"Your children are watching," Arizona State professor Rashad Shabazz told our sister station KNXV. "They're watching. And what you do will plant the seed for what they do or don't do in the future."
Kids are watching.
And things they may have been witnessing lately include the coronavirus pandemic, the recent deaths of George Floyd and Breonna Taylor, and protests coast-to-coast — all heavy events parents must figure out how to appropriately discuss with them.
“My children are brown children," said California middle school principal and parent Joe Truss. "They need to know that the system in the society is racist. That doesn’t mean everyone is racist. That means that there are racist systems and racist beliefs that people hold. And it's our job as people of color, right, or our responsibility, to try to help that as much as we can. And we also have to be prepared to be able to navigate it, survive it, but that's not enough, right? We have to change it, right.”
Truss’ children are young now, but he says he plans on being direct when talking with them about the world they live in. Experts say candor can be a good strategy when talking to kids.
“This is a time for honesty, and really honesty about your own family values and belief systems," said Carolyn Ievers-Landis, licensed clinical psychologist at University Hospitals in Ohio. "And those might even be different within a family or between generations of family members. But I think children should know that people can have different opinions and beliefs. And how can we listen to each other and respect each other rather than dividing each other?”
A 2017 report found that 48% of kids surveyed said following the news is important to them, though 63% said it makes them feel sad or angry.
And it’s OK for parents to admit they’re still processing thoughts and feelings, too.
“Just the main thing is to reassure them that we are adults, we're figuring this out," said Ievers-Landis. "We will keep you safe. That is our job.”

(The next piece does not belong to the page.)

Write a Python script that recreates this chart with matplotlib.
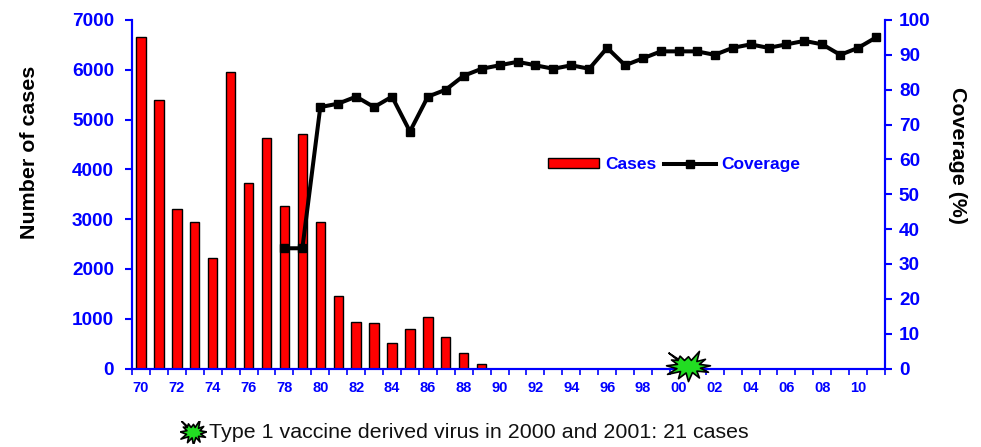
"""
Reported cases (bars) and vaccine coverage (line) by year, 1970 to 2011.
Saves the figure as out.png.
"""
import matplotlib.pyplot as plt
import numpy as np
from matplotlib.lines import Line2D
from matplotlib.patches import Patch
from matplotlib.path import Path

plt.rcParams["font.family"] = ["Liberation Sans", "DejaVu Sans"]

BLUE = "#0000ff"

years = ["70", "71", "72", "73", "74", "75", "76", "77", "78", "79", "80", "81",
         "82", "83", "84", "85", "86", "87", "88", "89", "90", "91", "92", "93",
         "94", "95", "96", "97", "98", "99", "00", "01", "02", "03", "04", "05",
         "06", "07", "08", "09", "10", "11"]
cases = [6650, 5400, 3200, 2950, 2210, 5960, 3720, 4620, 3270, 4720, 2940, 1460,
         940, 920, 520, 790, 1040, 640, 320, 100]
coverage = [34.5, 34.5, 75, 76, 78, 75, 78, 68, 78, 80, 84, 86, 87, 88, 87, 86,
            87, 86, 92, 87, 89, 91, 91, 91, 90, 92, 93, 92, 93, 94, 93, 90, 92, 95]
case_ticks = [0, 1000, 2000, 3000, 4000, 5000, 6000, 7000]
coverage_ticks = [0, 10, 20, 30, 40, 50, 60, 70, 80, 90, 100]

# irregular burst used for the vaccine derived virus note: outer spike, inner notch, ...
BURST = np.array([(-1.0, 0.95), (-0.5, 0.5), (-0.42, 0.72), (-0.2, 0.42), (0.0, 0.68), (0.14, 0.42),
                  (0.55, 1.05), (0.42, 0.35), (0.85, 0.5), (0.55, 0.15), (1.1, 0.05), (0.6, -0.12),
                  (1.0, -0.4), (0.42, -0.32), (0.55, -0.8), (0.2, -0.42), (0.0, -1.05), (-0.12, -0.45),
                  (-0.5, -0.85), (-0.4, -0.35), (-1.05, -0.55), (-0.58, -0.15), (-1.1, 0.05),
                  (-0.55, 0.15), (-0.85, 0.45), (-0.52, 0.42), (-1.0, 0.95)])
burst_marker = Path(BURST * [1.0, 0.72])

fig, ax = plt.subplots(figsize=(9.81, 4.47), dpi=100)
fig.subplots_adjust(left=0.1346, right=0.9022, top=0.9553, bottom=0.1756)

x = np.arange(len(years))
ax.bar(x[:len(cases)], cases, width=0.52, color="#ff0000", edgecolor="black", linewidth=1)
ax.set_xlim(-0.5, len(years) - 0.5)
ax.set_ylim(0, 7000)
ax.set_yticks(case_ticks)
ax.set_xticks(np.arange(len(years) + 1) - 0.5)
ax.set_xticklabels([])
ax.set_xticks(x[::2], years[::2], minor=True)
ax.tick_params(axis="x", which="major", length=4, width=1.2, color=BLUE)
ax.tick_params(axis="x", which="minor", length=0, pad=9, labelsize=10.5, labelcolor=BLUE)
ax.tick_params(axis="y", length=5, width=1.5, color=BLUE, labelsize=13.7, labelcolor=BLUE, pad=8)
for label in ax.get_xticklabels(minor=True) + ax.get_yticklabels():
    label.set_fontweight("bold")
ax.set_ylabel("Number of cases", fontsize=15.4, fontweight="bold")
ax.yaxis.set_label_coords(-0.124, 0.62)

ax2 = ax.twinx()
ax2.plot(x[8:], coverage, color="black", linewidth=2.9, marker="s", markersize=5.5)
ax2.set_ylim(0, 100)
ax2.set_yticks(coverage_ticks)
ax2.tick_params(axis="y", length=5, width=1.5, color=BLUE, labelsize=13.7, labelcolor=BLUE, pad=5)
for label in ax2.get_yticklabels():
    label.set_fontweight("bold")
ax2.set_ylabel("Coverage (%)", fontsize=15.4, fontweight="bold", rotation=270, va="center")
ax2.yaxis.set_label_coords(1.096, 0.61)

for axis in (ax, ax2):
    axis.spines["top"].set_visible(False)
    for side in ("left", "right", "bottom"):
        axis.spines[side].set_color(BLUE)
        axis.spines[side].set_linewidth(1.5)

# burst sits between the 2000 and 2001 categories, on the axis line
ax2.scatter([years.index("00") + 0.5], [0.6], marker=burst_marker, s=1000, color="#22dd22",
            edgecolor="black", linewidth=1.2, clip_on=False, zorder=5)

handles = [Patch(facecolor="#ff0000", edgecolor="black", linewidth=1),
           Line2D([], [], color="black", linewidth=2.9, marker="s", markersize=5.5)]
ax2.legend(handles, ["Cases", "Coverage"], ncol=2, frameon=False,
           loc="center", bbox_to_anchor=(0.72, 0.585),
           handlelength=2.95, handleheight=0.46, handletextpad=0.35, columnspacing=0.46,
           labelcolor=BLUE, prop={"weight": "bold", "size": 12.5})

# note under the chart, with its own small burst as a key
fig.text(0.2135, 0.0335, "Type 1 vaccine derived virus in 2000 and 2001: 21 cases",
         fontsize=15.4, color="#111111", va="center", ha="left")
key = fig.add_axes([0.183, 0.008, 0.027, 0.05])
key.axis("off")
key.scatter([0], [0], marker=Path(BURST), s=360, color="#22dd22", edgecolor="black", linewidth=1.2)

fig.savefig("out.png", dpi=100)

But teenagers, tweens and young children all react to traumatic events differently. Children may throw temper tantrums or be clingy with parents, while older kids may experience anxiety or sadness, according to the American Academy of Pediatrics.
And older kids may be spending more time on social media. A 2019 report found teens spent more than seven hours a day looking at a screen — something that parents may want to be aware of right now.
“One has to negotiate that very carefully, so that as they try to protect young people from some of the things that they see on social media, they also don't eliminate the sources of normal peer interaction and support that they need during this time when they're not going to school, not going to sports, not going to social clubs," said Dr. Maria Eva Trent, adolescent medicine fellowship program director at John Hopkins University. "So it's tricky to navigate.”